MHST/NURS 719 is primarily an asynchronous, paced online course. The course instructor and the class members will participate in conference forums to discuss unit content and relevant, related issues.
In addition, a minimum of three synchronous real-time classes (called Webinars) will be scheduled throughout the term by the instructor in consultation with class members. The Webinars occur in Units 3, 5 and 6 and each is associated with a Required Activity. All students are required to attend and participate in the Webinars in order to achieve a Pass in the course.
The course includes Internet access to health-related Web sites around the world, participation in electronic mail, and computer conferencing with students from across the country. Students are expected to connect to an Internet Service Provider at their own expense.
MHST/NURS 719 is comprised of the following units:
Unit 1: Setting Yourself Up For Success
Unit 1 focuses on setting the stage for your success with your thesis. You begin by looking at your personal situation. Are you currently positioned to succeed at completing your thesis? You examine the factors that could influence your success and consider plans for overcoming barriers that you might identify. In this unit you consider what a master's thesis is and consider elements that make a well-written thesis. You also examine your relationship with your supervisor and determine strategies for establishing a successful relationship.
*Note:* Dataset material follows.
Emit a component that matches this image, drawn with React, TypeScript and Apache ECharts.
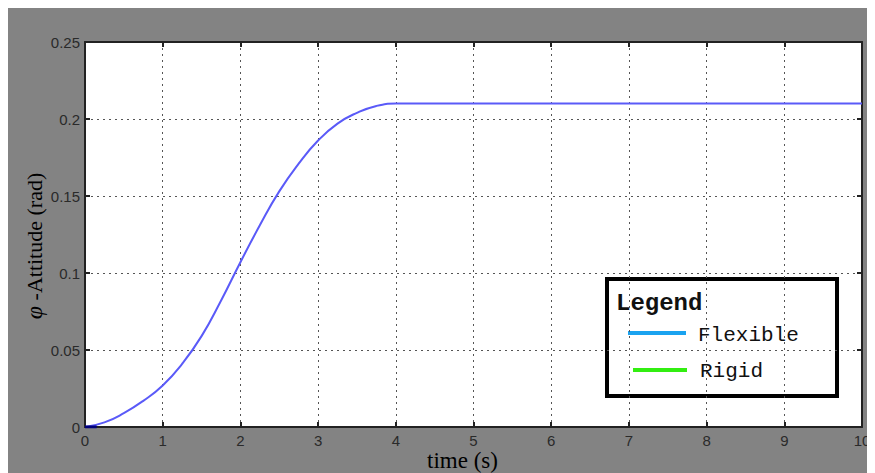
import React, { useEffect, useRef } from "react";
import * as echarts from "echarts";

const timeValues = [0, 0.25, 0.5, 0.75, 1, 1.25, 1.5, 1.75, 2, 2.25, 2.5, 2.75, 3, 3.25, 3.5, 3.75, 4, 5, 6, 7, 8, 9, 10];
const attitudeValues = [0, 0.003, 0.009, 0.017, 0.027, 0.041, 0.059, 0.082, 0.107, 0.131, 0.153, 0.171, 0.186, 0.197, 0.204, 0.2085, 0.21, 0.21, 0.21, 0.21, 0.21, 0.21, 0.21];
const startSegX = [0, 0.15];
const startSegY = [0, 0];
const legendTitle = "Legend";
const legendNames = ["Flexible", "Rigid"];
const legendColors = ["#1aa3f0", "#33ee11"];
const xAxisName = "time (s)";
const yAxisNameSymbol = "φ";
const yAxisNameText = " -Attitude (rad)";

export default function App() {
  const ref = useRef<HTMLDivElement>(null);
  useEffect(() => {
    if (!ref.current) return;
    const chart = echarts.init(ref.current, undefined, { renderer: "svg" });
    const tickLabel = { color: "#2a2a2a", fontFamily: "Liberation Sans", fontSize: 15, lineHeight: 14 };
    const split = { show: true, lineStyle: { color: "#555", type: [2, 4] as any, width: 1 } };
    const axLine = { show: true, onZero: false, lineStyle: { color: "#222", width: 2 } };
    const tick = { show: true, inside: true, length: 5, lineStyle: { color: "#222", width: 2 } };
    const gx = 599, gy = 271;
    chart.setOption({
      animation: false,
      backgroundColor: "#838383",
      grid: { left: 77, top: 34, right: 13, bottom: 46, show: true, backgroundColor: "#fff", borderWidth: 0 },
      xAxis: [
        {
          type: "value", min: 0, max: 10, interval: 1, position: "bottom",
          axisLine: axLine, axisTick: tick, splitLine: split,
          axisLabel: { ...tickLabel, margin: 6 },
        },
        {
          type: "value", min: 0, max: 10, interval: 1, position: "top",
          axisLine: axLine, axisTick: tick, splitLine: { show: false }, axisLabel: { show: false },
        },
      ],
      yAxis: [
        {
          type: "value", min: 0, max: 0.25, interval: 0.05, position: "left",
          axisLine: axLine, axisTick: tick, splitLine: split,
          axisLabel: { ...tickLabel, margin: 5 },
        },
        {
          type: "value", min: 0, max: 0.25, interval: 0.05, position: "right",
          axisLine: axLine, axisTick: tick, splitLine: { show: false }, axisLabel: { show: false },
        },
      ],
      series: [
        {
          type: "line", name: "attitude", xAxisIndex: 0, yAxisIndex: 0,
          data: timeValues.map((t, i) => [t, attitudeValues[i]]),
          showSymbol: false, smooth: 0.5,
          lineStyle: { color: "#5a5af8", width: 2 },
        },
        {
          type: "line", name: "start", xAxisIndex: 0, yAxisIndex: 0,
          data: startSegX.map((t, i) => [t, startSegY[i]]),
          showSymbol: false,
          lineStyle: { color: "#00007a", width: 3 },
        },
      ],
      graphic: [
        {
          type: "text", x: 26, y: 238, rotation: Math.PI / 2,
          style: {
            text: `{i|${yAxisNameSymbol}}${yAxisNameText}`,
            align: "center", verticalAlign: "middle",
            fontFamily: "Liberation Serif", fontSize: 22, fill: "#000",
            rich: { i: { fontFamily: "Liberation Serif", fontStyle: "italic", fontSize: 24, fill: "#000" } },
          } as any,
        },
        {
          type: "text", x: 454.5, y: 452,
          style: {
            text: xAxisName, align: "center", verticalAlign: "middle",
            fontFamily: "Liberation Serif", fontSize: 23, lineHeight: 20, fill: "#000",
          },
        },
        {
          type: "group", x: gx, y: gy,
          children: [
            { type: "rect", shape: { x: 0, y: 0, width: 230, height: 117 }, style: { fill: "#fff", stroke: "#000", lineWidth: 4 } },
            { type: "text", x: 9, y: 24, style: { text: legendTitle, fontFamily: "Liberation Mono", fontWeight: "bold", fontSize: 24, fill: "#111", verticalAlign: "middle" } },
            { type: "line", shape: { x1: 21, y1: 54, x2: 79, y2: 54 }, style: { stroke: legendColors[0], lineWidth: 4 } },
            { type: "text", x: 91, y: 56, style: { text: legendNames[0], fontFamily: "Liberation Mono", fontSize: 21, fill: "#111", verticalAlign: "middle" } },
            { type: "line", shape: { x1: 26, y1: 91, x2: 80, y2: 91 }, style: { stroke: legendColors[1], lineWidth: 4 } },
            { type: "text", x: 93, y: 92, style: { text: legendNames[1], fontFamily: "Liberation Mono", fontSize: 21, fill: "#111", verticalAlign: "middle" } },
          ],
        },
      ],
    });
    return () => chart.dispose();
  }, []);
  return <div ref={ref} style={{ width: 867, height: 465 }} />;
}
Unit 2: Selecting and Shaping Your Thesis Topic and Research Question
In this unit you explore the most fundamental step in the development of your thesis proposal, selecting your research topic and determining your research question. Students often struggle with making their question researchable. During this unit you will focus on making sure your research question is researchable and of a scope appropriate to a master's thesis.
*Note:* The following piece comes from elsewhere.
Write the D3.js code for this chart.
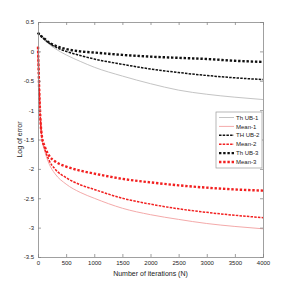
<!DOCTYPE html>
<html>
<head>
<meta charset="utf-8">
<script src="https://cdn.jsdelivr.net/npm/d3@7"></script>
<style>
  body { margin: 0; background: #fff; }
  svg text { font-family: "Liberation Sans Narrow", "Liberation Sans", Arial, sans-serif; fill: #222; }
</style>
</head>
<body>
<svg id="chart" width="291" height="291"></svg>
<script>
var iters = [0, 20, 40, 70, 120, 200, 300, 500, 750, 1000, 1500, 2000, 2500, 3000, 3500, 4000];
var thUB1 = [0.32, 0.29, 0.27, 0.24, 0.19, 0.12, 0.05, -0.06, -0.17, -0.27, -0.42, -0.55, -0.66, -0.73, -0.78, -0.82];
var thUB2 = [0.32, 0.29, 0.27, 0.25, 0.20, 0.14, 0.08, 0.0, -0.07, -0.13, -0.22, -0.30, -0.36, -0.41, -0.45, -0.48];
var thUB3 = [0.32, 0.29, 0.27, 0.25, 0.21, 0.15, 0.10, 0.04, 0.0, -0.02, -0.06, -0.09, -0.11, -0.13, -0.16, -0.18];
var mean1 = [0.08, -0.6, -1.1, -1.48, -1.70, -1.92, -2.08, -2.26, -2.40, -2.50, -2.67, -2.78, -2.86, -2.93, -2.98, -3.02];
var mean2 = [0.08, -0.6, -1.1, -1.47, -1.66, -1.86, -2.00, -2.15, -2.27, -2.35, -2.50, -2.60, -2.68, -2.74, -2.79, -2.83];
var mean3 = [0.08, -0.6, -1.1, -1.45, -1.62, -1.78, -1.87, -1.96, -2.03, -2.08, -2.17, -2.23, -2.28, -2.32, -2.35, -2.37];
var xTicks = [0, 500, 1000, 1500, 2000, 2500, 3000, 3500, 4000];
var yTicks = [0.5, 0, -0.5, -1, -1.5, -2, -2.5, -3, -3.5];
var legendNames = ["Th UB-1", "Mean-1", "TH UB-2", "Mean-2", "Th UB-3", "Mean-3"];

var svg = d3.select("#chart");
var plotL = 38, plotR = 263, plotT = 22, plotB = 257;

var x = d3.scaleLinear().domain([0, 4000]).range([plotL, plotR]);
var y = d3.scaleLinear().domain([-3.5, 0.5]).range([plotB, plotT]);

// series drawn in legend order, styles roughly like the matlab figure
var series = [
  {vals: thUB1, color: "#c4c4c4", width: 1, dash: null},
  {vals: mean1, color: "#f4aaaa", width: 1, dash: null},
  {vals: thUB2, color: "#111", width: 1.5, dash: "2.5,1.2"},
  {vals: mean2, color: "#f22020", width: 1.5, dash: "2.5,1.2"},
  {vals: thUB3, color: "#111", width: 2.4, dash: "2.4,1.8"},
  {vals: mean3, color: "#f22020", width: 2.4, dash: "2.4,1.8"}
];

var line = d3.line()
  .x(function(d) { return x(d[0]); })
  .y(function(d) { return y(d[1]); })
  .curve(d3.curveMonotoneX);

series.forEach(function(s) {
  svg.append("path")
    .datum(iters.map(function(n, i) { return [n, s.vals[i]]; }))
    .attr("d", line)
    .attr("fill", "none")
    .attr("stroke", s.color)
    .attr("stroke-width", s.width)
    .attr("stroke-dasharray", s.dash);
});

// box axes with inward ticks
var axisColor = "#888";
var yFmt = function(d) { return String(d); }; // plain hyphen minus like matlab
var xb = svg.append("g").attr("transform", "translate(0," + plotB + ")")
  .call(d3.axisBottom(x).tickValues(xTicks).tickSize(-3).tickPadding(5).tickFormat(d3.format("d")));
var xt = svg.append("g").attr("transform", "translate(0," + plotT + ")")
  .call(d3.axisTop(x).tickValues(xTicks).tickSize(-3).tickFormat(""));
var yl = svg.append("g").attr("transform", "translate(" + plotL + ",0)")
  .call(d3.axisLeft(y).tickValues(yTicks).tickSize(-3).tickPadding(4).tickFormat(yFmt));
var yr = svg.append("g").attr("transform", "translate(" + plotR + ",0)")
  .call(d3.axisRight(y).tickValues(yTicks).tickSize(-3).tickFormat(""));

[xb, xt, yl, yr].forEach(function(g) {
  g.selectAll("path.domain").attr("stroke", axisColor).attr("stroke-width", 0.8);
  g.selectAll(".tick line").attr("stroke", axisColor).attr("stroke-width", 0.8);
  g.selectAll(".tick text").attr("font-size", 6).attr("fill", "#333")
    .style("font-family", "'Liberation Sans Narrow', 'Liberation Sans', Arial, sans-serif");
});
xb.selectAll(".tick text").attr("dy", "0.5em");

// axis titles
svg.append("text")
  .attr("x", (plotL + plotR) / 2).attr("y", 276)
  .attr("text-anchor", "middle").attr("font-size", 7)
  .text("Number of iterations (N)");
svg.append("text")
  .attr("transform", "translate(22," + ((plotT + plotB) / 2) + ") rotate(-90)")
  .attr("text-anchor", "middle").attr("font-size", 7)
  .text("Log of error");

// legend
var lg = svg.append("g").attr("transform", "translate(216,112)");
lg.append("rect").attr("width", 46).attr("height", 56)
  .attr("fill", "#fff").attr("stroke", "#999").attr("stroke-width", 0.7);
legendNames.forEach(function(name, i) {
  var s = series[i];
  var yy = 5.5 + i * 8.9;
  lg.append("line")
    .attr("x1", 3).attr("x2", 18).attr("y1", yy).attr("y2", yy)
    .attr("stroke", s.color).attr("stroke-width", s.width)
    .attr("stroke-dasharray", s.dash);
  lg.append("text")
    .attr("x", 20).attr("y", yy).attr("dy", "0.35em")
    .attr("font-size", 6).text(name);
});
</script>
</body>
</html>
Unit 3: The Literature Review
In Unit 3 you will explore the reasons why a thorough review of the literature relevant to your research topic is foundational to your study. You will consider alternative ways of approaching your review of the literature including a plan for organizing your citations and findings. The concept of the literature review as an ongoing evolving process will be discussed. By the end of Unit 3 you will be prepared to share a summary of your literature review with the class. Webinar I occurs at the end of Unit 3.
Unit 4: Understanding Research Ethics
Unit 4 focuses on understanding research ethics and applying the principles of research ethics to your study. You will also have the opportunity to reflect on how you will maintain your own personal integrity and professionalism as you proceed through the thesis process. The research ethics application process at Athabasca University is reviewed and you will determine if other research ethics approvals are required for your study.
Unit 5: Mapping Your Research Plan
Unit 5 focuses on your research design choices. Topics include defining and operationalizing key concepts, choosing a research paradigm, selecting the conceptual framework, deciding on participant selection processes, choosing approaches to data collection, selecting the data analysis procedure, planning to enhance or maintain data quality, and identifying potential study limitations. Webinar II occurs at the end of Unit 5.
Unit 6: Mock Oral Research Proposal Examination
During Unit 6 you will present your draft thesis proposal to the class, your instructor, your thesis supervisor and invited guests during the third real time Webinar session. This is a mock oral proposal examination..
Unit 7: Acquiring Funding and Other Resources
In this unit you will explore funding opportunities available to graduate students at Athabasca University. You will also investigate other funding sources that may be available to you from external sources. You will consider other resources (beyond financial) that you may need to complete the planning, conduction, and dissemination of your thesis and determine strategies to acquire these.
Unit 8: Next Steps in the Thesis Process: Where Do You Go From Here?
In the final unit of the course you will identify the next steps in your thesis journey. You will be encouraged to think about your thesis study as an element in a program of research. A dissemination of findings plan will be developed and you will consider elements of effective thesis writing. By the end of Unit 8 you should view yourself both as a life-long learner and as a life-long researcher.
MHST/NURS 719 is a Pass/Fail course. To receive a Pass in the course, students must achieve a Pass in each of the required activities.
A final grade (Pass/Fail) for MHST/NURS 719 will be assigned after the MOCK thesis proposal examination.
|Research Question and Literature Review Forum Presentation||Pass/Fail|
|Webinar Session I: Your Research Question and Literature Review||Pass/Fail|
|Webinar Session II: Your Conceptual Framework, Sampling, Data Collection and Data Analysis Plan||Pass/Fail|
|Webinar Session III: Mock Oral Proposal Examination||Pass/Fail|
|Thesis Proposal Examination||Pass/Fail|
Research Question and Literature Review Forum Participation
You will post a summary of your research question and literature review to a course forum and discuss the summary with your classmates online. You also will comment on the summaries of your classmates.
Webinar Session I: Your Research Question and Literature Review
You will participate in a real-time Webinar in which each member of the class will share a summary of their research question and literature review and answer questions from classmates and the instructor. Following the session, you will submit a written summary of your research question and literature review to your course instructor and thesis supervisor.
Webinar Session II: Your Conceptual Framework, Sampling, Data Collection and Data Analysis Plan
This Webinar gives you an opportunity to present selected elements of your thesis proposal to your classmates, course instructor and supervisor during a real-time Webinar Session. You will received feedback and provide feedback to classmates.
Webinar Session III: Mock Oral Proposal Examination
This Webinar gives you an opportunity to participate in a mock oral examination of your thesis proposal with your classmates, course instructor, supervisor, and invited guests (by mutual agreement) during a real-time Webinar Session. You will ask your classmates questions related to their proposals.
With the guidance of your supervisor and supervisory committee, you must develop a thesis proposal that will be approved by the supervisory committee. Consult with your supervisor and refer to the information available through the Faculty of Graduate Studies as you develop your thesis proposal.
Thesis Proposal Examination
You must pass an oral examination of your thesis proposal. The examination is conducted with the supervisor and supervisory committee, in accordance with procedures set out by the Faculty of Graduate Studies. Consult with your supervisor to plan the thesis proposal examination.
Athabasca University reserves the right to amend course outlines occasionally and without notice. Courses offered by other delivery methods may vary from their individualized-study counterparts.